The Environmental Protection Agency said yesterday that it will begin testing a new method for asbestos removal as a prelude to rewriting federal rules for treating the cancer-causing material.
The Bush administration will experiment at an Arkansas military base with the new approach as part of an effort to find ways to demolish abandoned buildings more cheaply. The new method wets down the fibrous material, which poses serious health problems if inhaled.
The experiment is significant because it could transform the way cities across the country tear down tens of thousands of dilapidated buildings. It will be subject to public comment, as well as internal and external scientific review, before it takes place in March.
"The whole goal here is to reduce the health and safety risks to our folks and to promote urban renewal," said Mark Hansen, an EPA hazardous-waste enforcement official.
Current law requires anyone destroying asbestos-laden structures to undertake extensive precautions in order to shield surrounding residents from airborne contamination. These include containing the asbestos with plastic sheets and sucking the air out of the building before removing the material and placing it into plastic bags, after which it goes to a hazardous-waste site.
Under the proposed "alternative asbestos control method," EPA officials will wet down a building's interior with treated water so the asbestos will not spread and then demolish it, while monitoring the water runoff. As part of the experiment, the agency will tear down two isolated one-story buildings in Fort Chaffee in Arkansas next spring using the traditional and alternative methods, so they can compare the water and soil in surrounding areas and evaluate the results.
But environmentalists and some EPA officials questioned the test, noting that residents of Fort Worth and St. Louis have resisted an earlier version of this new demolition approach on the grounds that it posed a potential public health risk.
In May, a senior EPA official wrote a report saying the agency "cannot concur" with the assessment by Lambert-St. Louis International Airport officials that their method "of wet asbestos demolition can be considered a safe and effective means of handling asbestos and preventing unsafe asbestos exposures to the public or the environment." Several St. Louis residents are suing on the grounds that the wet asbestos method used on 300 area homes violated the Clean Air Act.

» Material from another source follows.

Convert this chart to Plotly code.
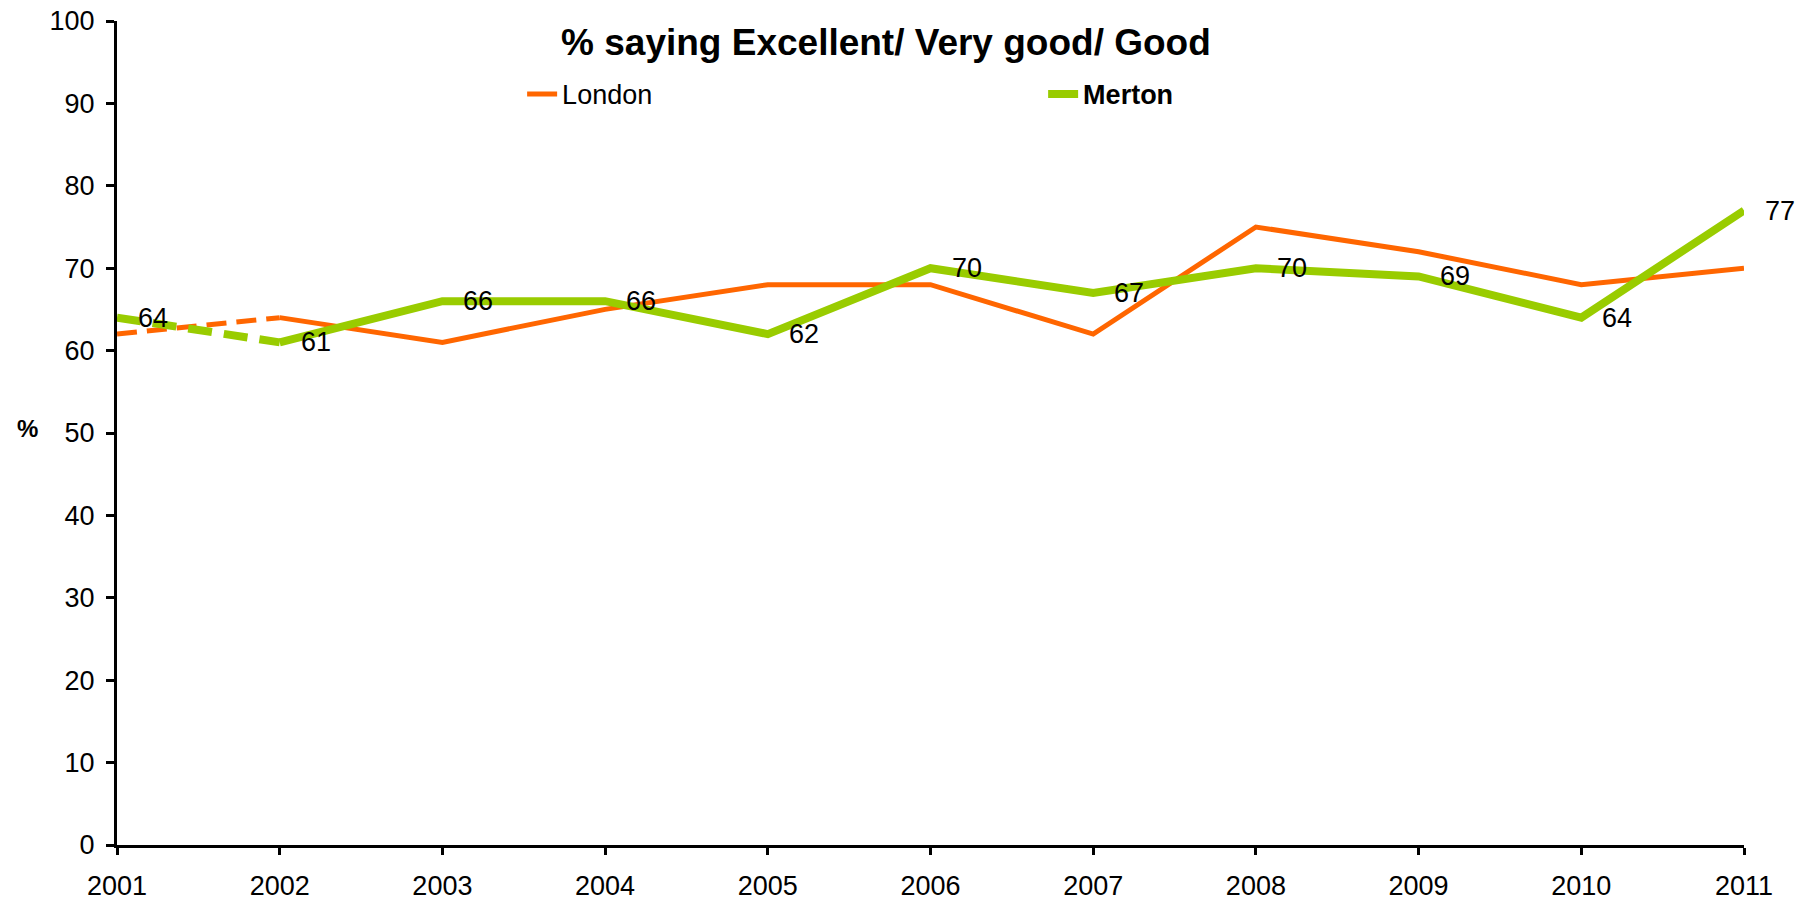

"EPA already has been blocked twice for good reason from conducting asbestos experiments on local residents, and taking a third run at it with a rigged experiment on a military base won't make their ultimate goal any less dangerous," said John Walke, clean air director at the Natural Resources Defense Council, an advocacy group. "Following the law and removing asbestos the right way will better protect the public."
Hansen said the new approach EPA plans to use is "far superior" to the method proposed for St. Louis and Fort Worth, and could cut demolition costs 30 to 60 percent.